Rev. Shannon DeLaureal
On this 3rd Sunday of stay-at-home worship during the global coronavirus outbreak, how are you coping? Being in lockdown is far from easy. Being on one's own or sharing your home with your family has its own unique challenges. So many people are trying to stay upbeat and positive. And yet we are weary, aren't we? Weary of all the changes we're experiencing with this lockdown; fearful for our loved ones/frontline workers, our homes, our livelihoods, our churches; fearful of the unknown future. Adrenalin has gotten us so far and now that's coming to a natural end. What are we to do now?
The longer we continue to battle this pandemic, the more personal it will become. We will begin to know people (if we haven't already) who have the virus, suffered from it, died from it, or survived it. This can be traumatizing. We are living in dangerous times. Even though we may live on our own, may we know we are not alone when it comes to living in dangerous times.
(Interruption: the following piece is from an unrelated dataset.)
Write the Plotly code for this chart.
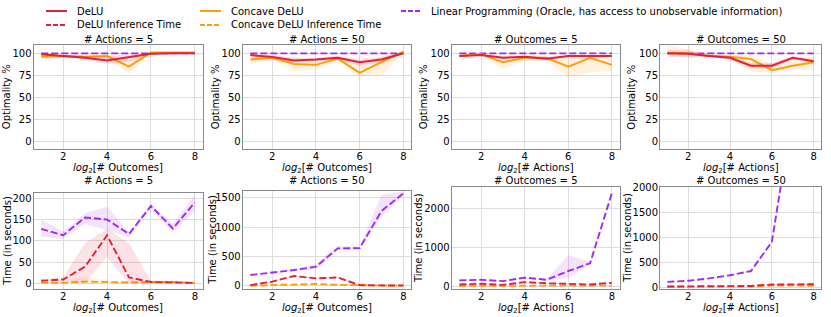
import plotly.graph_objects as go

W, H = 831, 317
x_vals = [1, 2, 3, 4, 5, 6, 7, 8]
x_ticks = [2, 4, 6, 8]

# ---------------- Optimality % (top row) ----------------
# Panel 1: # Actions = 5
opt_a5_delu = [99, 97, 95, 92, 96, 99.5, 100, 100]
opt_a5_delu_lo = [98, 96, 93, 88, 90, 99, 99.5, 99.5]
opt_a5_delu_hi = [100, 98, 97, 97, 99, 100, 100.5, 100.5]
opt_a5_cdelu = [96, 97, 96, 97, 85, 101, 101, 101]
opt_a5_cdelu_lo = [93, 95, 94, 94, 77, 100, 100, 100]
opt_a5_cdelu_hi = [99, 99, 98, 99, 93, 102, 102, 102]
opt_a5_lp = [100, 100, 100, 100, 100, 100, 100, 100]

# Panel 2: # Actions = 50
opt_a50_delu = [98, 96, 92, 93, 95, 90, 93, 100]
opt_a50_delu_lo = [96, 94, 90, 91, 93, 86, 90, 99]
opt_a50_delu_hi = [100, 98, 95, 95, 97, 94, 96, 101]
opt_a50_cdelu = [93, 95, 88, 87, 94, 78, 90, 102]
opt_a50_cdelu_lo = [88, 93, 80, 82, 91, 74, 75, 100]
opt_a50_cdelu_hi = [97, 97, 95, 92, 97, 88, 96, 103]
opt_a50_lp = [100, 100, 100, 100, 100, 100, 100, 100]

# Panel 3: # Outcomes = 5
opt_o5_delu = [97, 98, 95, 96, 94, 97, 97, 97]
opt_o5_delu_lo = [96, 97, 94, 95, 93, 96, 96, 96]
opt_o5_delu_hi = [98, 99, 96, 97, 95, 98, 98, 98]
opt_o5_cdelu = [97, 99, 90, 95, 95, 85, 95, 87]
opt_o5_cdelu_lo = [95, 98, 82, 92, 91, 73, 79, 80]
opt_o5_cdelu_hi = [99, 100, 97, 98, 98, 95, 98, 94]
opt_o5_lp = [100, 100, 100, 100, 100, 100, 100, 100]

# Panel 4: # Outcomes = 50
opt_o50_delu = [100, 99.5, 97, 95, 86, 86, 95, 91]
opt_o50_delu_lo = [96, 95, 96, 93, 83, 83, 93, 89]
opt_o50_delu_hi = [104, 104, 98, 97, 89, 89, 97, 93]
opt_o50_cdelu = [100.5, 100, 97, 96, 93.5, 81, 86, 90]
opt_o50_cdelu_lo = [98, 98, 96, 93, 80, 78, 82, 81]
opt_o50_cdelu_hi = [110, 104, 99, 98, 98, 88, 94, 97]
opt_o50_lp = [100, 100, 100, 100, 100, 100, 100, 100]

# ---------------- Time in seconds (bottom row) ----------------
# Panel 5: # Actions = 5
t_a5_lp = [128, 113, 155, 150, 116, 182, 129, 190]
t_a5_lp_lo = [110, 105, 140, 125, 108, 175, 120, 170]
t_a5_lp_hi = [150, 122, 165, 180, 120, 186, 140, 208]
t_a5_delu = [6, 9, 39, 113, 14, 3, 2, 1]
t_a5_delu_lo = [2, 4, 0, 62, 0, 1, 1, 0]
t_a5_delu_hi = [10, 14, 95, 128, 95, 5, 3, 2]
t_a5_cdelu = [1, 1, 4, 3, 2, 3, 3, 1]
t_a5_cdelu_lo = [0, 0, 0, 1, 1, 1, 1, 0]
t_a5_cdelu_hi = [2, 3, 15, 6, 4, 6, 7, 2]

# Panel 6: # Actions = 50
t_a50_lp = [182, 225, 267, 324, 636, 640, 1273, 1574]
t_a50_lp_lo = [175, 215, 255, 280, 610, 620, 1180, 1540]
t_a50_lp_hi = [190, 235, 280, 370, 680, 660, 1550, 1610]
t_a50_delu = [10, 70, 165, 125, 140, 10, 5, 3]
t_a50_delu_lo = [5, 55, 150, 115, 125, 5, 3, 2]
t_a50_delu_hi = [15, 85, 180, 135, 155, 15, 8, 5]
t_a50_cdelu = [0, 10, 20, 30, 15, 5, 3, 2]
t_a50_cdelu_lo = [0, 5, 12, 20, 8, 2, 1, 1]
t_a50_cdelu_hi = [3, 15, 28, 40, 22, 8, 5, 3]

# Panel 7: # Outcomes = 5
t_o5_lp = [146, 160, 125, 215, 160, 386, 584, 2386]
t_o5_lp_lo = [135, 150, 115, 195, 150, 200, 570, 2360]
t_o5_lp_hi = [160, 170, 135, 235, 170, 800, 620, 2410]
t_o5_delu = [40, 60, 30, 100, 70, 50, 40, 80]
t_o5_delu_lo = [30, 50, 20, 85, 60, 40, 30, 65]
t_o5_delu_hi = [50, 70, 40, 115, 80, 60, 50, 95]
t_o5_cdelu = [5, 10, 5, 10, 10, 10, 8, 10]
t_o5_cdelu_lo = [2, 5, 2, 5, 5, 5, 4, 5]
t_o5_cdelu_hi = [8, 15, 8, 15, 15, 15, 12, 15]

# Panel 8: # Outcomes = 50
t_o50_lp = [102, 125, 172, 236, 319, 901, 3520, 6500]
t_o50_lp_lo = [95, 118, 165, 228, 300, 880, 3450, 6400]
t_o50_lp_hi = [109, 132, 179, 244, 340, 922, 3590, 6600]
t_o50_delu = [10, 12, 15, 15, 20, 50, 55, 55]
t_o50_delu_lo = [8, 10, 12, 12, 16, 42, 45, 40]
t_o50_delu_hi = [12, 14, 18, 18, 24, 58, 65, 70]
t_o50_cdelu = [5, 6, 8, 8, 10, 30, 30, 25]
t_o50_cdelu_lo = [3, 4, 6, 6, 8, 22, 20, 5]
t_o50_cdelu_hi = [7, 8, 10, 10, 12, 38, 40, 100]

panel_titles = ["# Actions = 5", "# Actions = 50", "# Outcomes = 5", "# Outcomes = 50",
                "# Actions = 5", "# Actions = 50", "# Outcomes = 5", "# Outcomes = 50"]
x_titles = ["<i>log</i><sub>2</sub>[# Outcomes]", "<i>log</i><sub>2</sub>[# Outcomes]",
            "<i>log</i><sub>2</sub>[# Actions]", "<i>log</i><sub>2</sub>[# Actions]"] * 2
y_titles = ["Optimality %"] * 4 + ["Time (in seconds)"] * 4

opt_ticks = [0, 25, 50, 75, 100]
time_ticks = [[0, 50, 100, 150, 200], [0, 500, 1000, 1500], [0, 1000, 2000],
              [0, 500, 1000, 1500, 2000]]

RED = "#E3203A"
ORANGE = "#FF9D0A"
PURPLE = "#A12AF0"
FILLS = {RED: "rgba(227,32,58,0.13)", ORANGE: "rgba(255,157,10,0.13)",
         PURPLE: "rgba(161,42,240,0.13)"}
FONT = "DejaVu Sans"
FS = 10
DASH = "7px,3px"

names = {"delu": "DeLU", "cdelu": "Concave DeLU",
         "lp": "Linear Programming (Oracle, has access to unobservable information)",
         "delu_t": "DeLU Inference Time", "cdelu_t": "Concave DeLU Inference Time"}

# panel layout in pixels
xdom_px = [(33.5, 202.5), (242.7, 411.0), (451.7, 619.5), (660.0, 821.0)]
ydom_px = [(45, 149.3)] * 4 + [(193, 289), (191, 289), (187, 289), (187, 289)]
y_ranges = [[-8.3, 109.4]] * 4 + [[-13.4, 212.5], [-56, 1614], [-77, 2548], [-40, 2000]]
ytitle_off = [27.5, 27.5, 28.5, 28.5, 26.8, 31, 33.7, 33.3]

fig = go.Figure()


def add_series(i, key, mean, lo, hi, color, dashed):
    xa = "x" if i == 1 else f"x{i}"
    ya = "y" if i == 1 else f"y{i}"
    fig.add_trace(go.Scatter(
        x=x_vals + x_vals[::-1], y=hi + lo[::-1], fill="toself",
        fillcolor=FILLS[color], line=dict(width=0), mode="lines",
        hoverinfo="skip", showlegend=False, xaxis=xa, yaxis=ya))
    fig.add_trace(go.Scatter(
        x=x_vals, y=mean, mode="lines", name=names[key],
        line=dict(color=color, width=2 if not dashed else 1.9,
                  dash=DASH if dashed else "solid"),
        showlegend=False, xaxis=xa, yaxis=ya))


top_data = [
    (opt_a5_delu, opt_a5_delu_lo, opt_a5_delu_hi, opt_a5_cdelu, opt_a5_cdelu_lo, opt_a5_cdelu_hi, opt_a5_lp),
    (opt_a50_delu, opt_a50_delu_lo, opt_a50_delu_hi, opt_a50_cdelu, opt_a50_cdelu_lo, opt_a50_cdelu_hi, opt_a50_lp),
    (opt_o5_delu, opt_o5_delu_lo, opt_o5_delu_hi, opt_o5_cdelu, opt_o5_cdelu_lo, opt_o5_cdelu_hi, opt_o5_lp),
    (opt_o50_delu, opt_o50_delu_lo, opt_o50_delu_hi, opt_o50_cdelu, opt_o50_cdelu_lo, opt_o50_cdelu_hi, opt_o50_lp),
]
for k, (d, dl, dh, c, cl, ch, lp) in enumerate(top_data):
    i = k + 1
    add_series(i, "lp", lp, lp, lp, PURPLE, True)
    add_series(i, "cdelu", c, cl, ch, ORANGE, False)
    add_series(i, "delu", d, dl, dh, RED, False)

bottom_data = [
    (t_a5_lp, t_a5_lp_lo, t_a5_lp_hi, t_a5_delu, t_a5_delu_lo, t_a5_delu_hi, t_a5_cdelu, t_a5_cdelu_lo, t_a5_cdelu_hi),
    (t_a50_lp, t_a50_lp_lo, t_a50_lp_hi, t_a50_delu, t_a50_delu_lo, t_a50_delu_hi, t_a50_cdelu, t_a50_cdelu_lo, t_a50_cdelu_hi),
    (t_o5_lp, t_o5_lp_lo, t_o5_lp_hi, t_o5_delu, t_o5_delu_lo, t_o5_delu_hi, t_o5_cdelu, t_o5_cdelu_lo, t_o5_cdelu_hi),
    (t_o50_lp, t_o50_lp_lo, t_o50_lp_hi, t_o50_delu, t_o50_delu_lo, t_o50_delu_hi, t_o50_cdelu, t_o50_cdelu_lo, t_o50_cdelu_hi),
]
for k, (p, pl, ph, d, dl, dh, c, cl, ch) in enumerate(bottom_data):
    i = k + 5
    add_series(i, "lp", p, pl, ph, PURPLE, True)
    add_series(i, "cdelu_t", c, cl, ch, ORANGE, True)
    add_series(i, "delu_t", d, dl, dh, RED, True)

layout = dict(width=W, height=H, margin=dict(l=0, r=0, t=0, b=0, autoexpand=False),
              paper_bgcolor="white", plot_bgcolor="white",
              font=dict(family=FONT, size=FS, color="black"))
annotations = []
shapes = []
for i in range(1, 9):
    col = (i - 1) % 4
    x0, x1 = xdom_px[col]
    y0, y1 = ydom_px[i - 1]
    sfx = "" if i == 1 else str(i)
    yticks = opt_ticks if i <= 4 else time_ticks[i - 5]
    layout["xaxis" + sfx] = dict(
        domain=[x0 / W, x1 / W], anchor="y" + sfx, range=[0.65, 8.35],
        tickvals=x_ticks, showgrid=True, gridcolor="#DDDDDD", gridwidth=1,
        showline=True, linecolor="#8A8A8A", linewidth=1, mirror=True,
        ticks="", ticklabelstandoff=-2, zeroline=False, tickfont=dict(size=FS),
        automargin=False)
    layout["yaxis" + sfx] = dict(
        domain=[1 - y1 / H, 1 - y0 / H], anchor="x" + sfx, range=y_ranges[i - 1],
        tickvals=yticks, showgrid=True, gridcolor="#DDDDDD", gridwidth=1,
        showline=True, linecolor="#8A8A8A", linewidth=1, mirror=True,
        ticks="", ticklabelstandoff=-1, zeroline=False, tickfont=dict(size=FS),
        automargin=False)
    xc = (x0 + x1) / 2
    # panel title
    ty = 39 if i <= 4 else 180.7
    annotations.append(dict(text=panel_titles[i - 1], x=xc / W, y=1 - ty / H,
                            xref="paper", yref="paper", showarrow=False,
                            xanchor="center", yanchor="middle", font=dict(size=FS)))
    # x title
    xy = 168 if i <= 4 else 308
    annotations.append(dict(text=x_titles[i - 1], x=xc / W, y=1 - xy / H,
                            xref="paper", yref="paper", showarrow=False,
                            xanchor="center", yanchor="middle", font=dict(size=FS)))
    # y title
    yc = (y0 + y1) / 2
    annotations.append(dict(text=y_titles[i - 1], x=(x0 - ytitle_off[i - 1]) / W,
                            y=1 - yc / H, xref="paper", yref="paper", showarrow=False,
                            textangle=-90, xanchor="center", yanchor="middle",
                            font=dict(size=FS)))

# legend drawn as line samples + text (3 columns x 2 rows)
legend_items = [("delu", RED, False, 46, 75, 11), ("cdelu", ORANGE, False, 200, 229, 11),
                ("lp", PURPLE, True, 401, 429, 11), ("delu_t", RED, True, 46, 75, 25),
                ("cdelu_t", ORANGE, True, 200, 229, 25)]
for key, color, dashed, lx, tx, ly in legend_items:
    shapes.append(dict(type="line", xref="paper", yref="paper",
                       x0=lx / W, x1=(lx + 21) / W, y0=1 - ly / H, y1=1 - ly / H,
                       line=dict(color=color, width=2, dash="5px,2px" if dashed else "solid")))
    annotations.append(dict(text=names[key], x=tx / W, y=1 - ly / H, xref="paper",
                            yref="paper", showarrow=False, xanchor="left",
                            yanchor="middle", font=dict(size=FS)))

layout["annotations"] = annotations
layout["shapes"] = shapes
fig.update_layout(**layout)
fig.write_html("out.html", config={"displayModeBar": False},
               post_script="document.body.style.margin='0px';"
                           "document.body.style.overflow='hidden';")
Jesus too lived during dangerous times, as the religious leaders plotted his death. We normally associate Palm Sunday with celebration . . . cheerful crowds waving palm branches and shouting their praise as Jesus enters Jerusalem riding on the foal of a donkey. But some biblical historians believe this parade could have also been seen as a political protest of the Roman Empire.
It has been written that palm branches were symbols for Jewish nationalism and independence; the laying down of one's cloak on the ground signified a person's willingness to a lay down his own authority to abide by someone else's. The word "Hosanna" does not mean "hurray" but "God deliver us" in original Hebrew.
Combine the message of these symbols and actions — God deliver us . . . we submit to your authority, Jesus . . . give us Jewish independence! These actions are all quite risky and dangerous to do in the face of an oppressive regime.
And yet Jesus stood his ground; he knew his time had come to return to the Father. He met this challenge prayerfully and face-to-face. Even though he did not drive Roman rule out of Jerusalem, Jesus did offer deliverance. Even though he did not become an earthly ruler which redeemed Israel, Jesus did become the King of Peace who reconciles all people to Almighty God.
He was willing to confront the dangerous oppressive powers of this world, so that people may come to have new life and eternal life in him. And yet this confrontation revealed his vulnerability and human limitations. It brought an end to his earthly life. But that was not the end of him. It was just the beginning of his eternal reign.
This pandemic will reveal our vulnerabilities and limitations in ways we hadn't anticipated. Fear, anxiety, and grief may already be our daily companions. May we find ways to meet these current challenges with active prayer, faith in God and in conversation with those dearest to us. In the ways we can, may we reach out and help others. May we as a church shout "Hosanna" — "God deliver us," praying for all the world. As life unfolds in the weeks ahead, may we trust we are not alone no matter what may come. May we not lose hope, for we follow the Deliverer and Prince of Peace who rode into the holy city on a donkey, with meekness and majesty. May our streets soon be filled with shouts of praise: "Blessed is he who comes in the name of the Lord!"
The following prayer was written using the 5 words/phrases that caught my attention while reading our Gospel lesson. They are noted in bold print.
Oh Lord, you know our worries, fears, and frustrations on this very day. You say to us "bring them to me." We are grateful that we can turn to you with all these things and entrust them into your care.
On this Palm Sunday, you won't ride into Jerusalem on the foal of a donkey, but you are able to ride into our hearts and lives with your humility and majesty. Prophet Zechariah's words are still true for us today as they were in ancient times: "Your King comes."
We shout our "Hosannas" and ask you to deliver us from the suffering endured during this coronavirus outbreak. Help us to better cope with our daily challenges and to become more at ease with uncertainty. May our hearts be stirred in such a way that we have more hope for the difficult days ahead. May we know in our hearts and profess with our lips, "Blessed is he who comes in the name of the Lord!"